** Start **
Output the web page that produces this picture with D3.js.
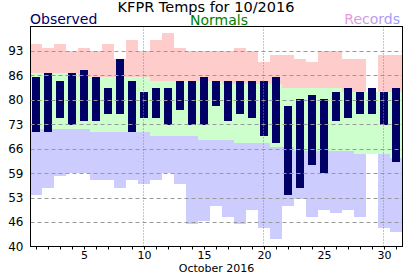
<!DOCTYPE html>
<html>
<head>
	<meta charset="utf-8">
	<style>
		body { margin: 0; background: #fff; }
		text { font-family: 'DejaVu Sans', sans-serif; }
	</style>
</head>
<body>

	<div id="graph"></div>

	<script src="https://cdnjs.cloudflare.com/ajax/libs/d3/7.8.5/d3.min.js"></script>

	<script>
		const days = d3.range(1, 32);

		const obsHigh = [86, 87, 85, 87, 88, 86, 83, 91, 85, 82, 83, 83, 85, 85, 86, 85,
			85, 85, 85, 85, 86, 78, 80, 81, 80, 82, 83, 82, 83, 82, 83];
		const obsLow = [71, 71, 75, 73, 74, 74, 76, 76, 71, 75, 75, 73, 77, 73, 73, 78,
			74, 76, 75, 70, 68, 54, 56, 62, 60, 74, 75, 76, 76, 73, 63];

		const normHigh = [87, 87, 87, 87, 86, 86, 86, 86, 86, 86, 85, 85, 85, 85, 85, 85,
			84, 84, 84, 84, 84, 83, 83, 83, 83, 83, 82, 82, 82, 82, 82];
		const normLow = [72, 72, 72, 72, 72, 71, 71, 71, 71, 71, 70, 70, 70, 70, 69, 69,
			69, 68, 68, 68, 67, 67, 66, 66, 66, 66, 66, 65, 65, 65, 64];

		const recHigh = [95, 94, 95, 93, 94, 93, 95, 91, 96, 93, 96, 98, 94, 93, 93, 93,
			93, 94, 93, 90, 92, 92, 91, 90, 93, 93, 91, 91, null, 92, 92];
		const recLow = [54, 56, 59, 60, 60, 58, 58, 56, 58, 57, 58, 60, 57, 46, 47, 51,
			48, 46, 50, 45, 42, 51, 53, 48, 50, 49, 50, 48, null, 45, 44];

		const yTickLabels = ['40', '46', '53', '59', '66', '73', '80', '86', '93'];
		const xTickLabels = [5, 10, 15, 20, 25, 30];
		const xGridDays = [10, 20, 30];

		const W = 412;
		const H = 276;
		const plot = { left: 30.5, right: 402.5, top: 26.5, bottom: 246.5 };
		const yMin = 40;
		const yMax = 99.7;

		const svg = d3.select('#graph')
			.append('svg')
			.attr('width', W)
			.attr('height', H);

		const x = d3.scaleLinear()
			.domain([0.5, 31.5])
			.range([plot.left - 0.5, plot.right - 0.5]);

		const y = d3.scaleLinear()
			.domain([yMin, yMax])
			.range([plot.bottom, plot.top]);

		const yTickVals = yTickLabels.map((d, i) => yMin + i * (yMax - yMin) / 9);

		const rows = days.map((d, i) => ({
			day: d,
			oh: obsHigh[i], ol: obsLow[i],
			nh: normHigh[i], nl: normLow[i],
			rh: recHigh[i], rl: recLow[i]
		}));

		const bands = svg.append('g').attr('shape-rendering', 'crispEdges');

		const band = (data, top, bot, color) => {
			bands.selectAll(null)
				.data(data)
				.enter()
				.append('rect')
				.attr('x', d => x(d.day - 0.5))
				.attr('width', d => x(d.day + 0.5) - x(d.day - 0.5))
				.attr('y', d => y(top(d)))
				.attr('height', d => y(bot(d)) - y(top(d)))
				.attr('fill', color);
		};

		const withRec = rows.filter(d => d.rh !== null);
		band(withRec, d => d.rh, d => d.nh, '#ffcccc');
		band(rows, d => d.nh, d => d.nl, '#ccffcc');
		band(withRec, d => d.nl, d => d.rl, '#ccccff');

		svg.append('g')
			.attr('shape-rendering', 'crispEdges')
			.selectAll('rect')
			.data(rows)
			.enter()
			.append('rect')
			.attr('x', d => x(d.day) - 4)
			.attr('width', 8)
			.attr('y', d => y(d.oh))
			.attr('height', d => y(d.ol) - y(d.oh))
			.attr('fill', '#000066');

		// grid lines on top of the bars
		svg.append('g')
			.selectAll('line')
			.data(yTickVals.slice(1))
			.enter()
			.append('line')
			.attr('x1', plot.left)
			.attr('x2', plot.right)
			.attr('y1', d => Math.round(y(d)) + 0.5)
			.attr('y2', d => Math.round(y(d)) + 0.5)
			.attr('stroke', '#999')
			.attr('stroke-dasharray', '4,3');

		svg.append('g')
			.selectAll('line')
			.data(xGridDays)
			.enter()
			.append('line')
			.attr('x1', d => Math.round(x(d)) - 0.5)
			.attr('x2', d => Math.round(x(d)) - 0.5)
			.attr('y1', plot.top)
			.attr('y2', plot.bottom)
			.attr('stroke', '#888')
			.attr('stroke-dasharray', '1,2');

		svg.append('rect')
			.attr('x', plot.left)
			.attr('y', plot.top)
			.attr('width', plot.right - plot.left)
			.attr('height', plot.bottom - plot.top)
			.attr('fill', 'none')
			.attr('stroke', '#000');

		const xAxis = d3.axisBottom(x)
			.tickValues(days)
			.tickSize(3)
			.tickSizeOuter(0)
			.tickFormat(d => xTickLabels.includes(d) ? d : '');

		const gx = svg.append('g')
			.attr('transform', `translate(0, ${plot.bottom})`)
			.call(xAxis);
		gx.select('.domain').remove();
		gx.selectAll('line').attr('stroke', '#000');
		gx.selectAll('text')
			.attr('fill', '#000')
			.attr('y', 5)
			.style('font-family', "'DejaVu Sans', sans-serif")
			.style('font-size', '11px');

		const yAxis = d3.axisLeft(y)
			.tickValues(yTickVals)
			.tickSize(0)
			.tickPadding(7)
			.tickFormat((d, i) => yTickLabels[i]);

		const gy = svg.append('g')
			.attr('transform', `translate(${plot.left}, 0)`)
			.call(yAxis);
		gy.select('.domain').remove();
		gy.selectAll('text')
			.attr('fill', '#000')
			.style('font-family', "'DejaVu Sans', sans-serif")
			.style('font-size', '12px');

		svg.append('text')
			.attr('x', (plot.left + plot.right) / 2)
			.attr('y', 272)
			.attr('text-anchor', 'middle')
			.style('font-size', '11px')
			.text('October 2016');

		svg.append('text')
			.attr('x', 206)
			.attr('y', 11.5)
			.attr('text-anchor', 'middle')
			.style('font-size', '14.5px')
			.text('KFPR Temps for 10/2016');

		const grad = svg.append('defs')
			.append('linearGradient')
			.attr('id', 'recgrad')
			.attr('gradientUnits', 'userSpaceOnUse')
			.attr('x1', 343).attr('x2', 400)
			.attr('y1', 0).attr('y2', 0);
		grad.append('stop').attr('offset', 0).attr('stop-color', '#ee99dd');
		grad.append('stop').attr('offset', 1).attr('stop-color', '#9999ff');

		svg.append('text')
			.attr('x', 30)
			.attr('y', 24)
			.attr('fill', '#000066')
			.style('font-size', '14px')
			.text('Observed');

		svg.append('text')
			.attr('x', 219)
			.attr('y', 24.5)
			.attr('text-anchor', 'middle')
			.attr('fill', '#008000')
			.style('font-size', '14px')
			.text('Normals');

		svg.append('text')
			.attr('x', 400)
			.attr('y', 24)
			.attr('text-anchor', 'end')
			.attr('fill', 'url(#recgrad)')
			.style('font-size', '14px')
			.text('Records');
	</script>

</body>
</html>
** End **
▶ **CHALLENGE**: Omitting all pictures, restate exactly the lines of the material from its start through the line that contains "null, 45, 44];".

▶ **CORRECT OUTPUT**:
Output the web page that produces this picture with D3.js.
<!DOCTYPE html>
<html>
<head>
	<meta charset="utf-8">
	<style>
		body { margin: 0; background: #fff; }
		text { font-family: 'DejaVu Sans', sans-serif; }
	</style>
</head>
<body>

	<div id="graph"></div>

	<script src="https://cdnjs.cloudflare.com/ajax/libs/d3/7.8.5/d3.min.js"></script>

	<script>
		const days = d3.range(1, 32);

		const obsHigh = [86, 87, 85, 87, 88, 86, 83, 91, 85, 82, 83, 83, 85, 85, 86, 85,
			85, 85, 85, 85, 86, 78, 80, 81, 80, 82, 83, 82, 83, 82, 83];
		const obsLow = [71, 71, 75, 73, 74, 74, 76, 76, 71, 75, 75, 73, 77, 73, 73, 78,
			74, 76, 75, 70, 68, 54, 56, 62, 60, 74, 75, 76, 76, 73, 63];

		const normHigh = [87, 87, 87, 87, 86, 86, 86, 86, 86, 86, 85, 85, 85, 85, 85, 85,
			84, 84, 84, 84, 84, 83, 83, 83, 83, 83, 82, 82, 82, 82, 82];
		const normLow = [72, 72, 72, 72, 72, 71, 71, 71, 71, 71, 70, 70, 70, 70, 69, 69,
			69, 68, 68, 68, 67, 67, 66, 66, 66, 66, 66, 65, 65, 65, 64];

		const recHigh = [95, 94, 95, 93, 94, 93, 95, 91, 96, 93, 96, 98, 94, 93, 93, 93,
			93, 94, 93, 90, 92, 92, 91, 90, 93, 93, 91, 91, null, 92, 92];
		const recLow = [54, 56, 59, 60, 60, 58, 58, 56, 58, 57, 58, 60, 57, 46, 47, 51,
			48, 46, 50, 45, 42, 51, 53, 48, 50, 49, 50, 48, null, 45, 44];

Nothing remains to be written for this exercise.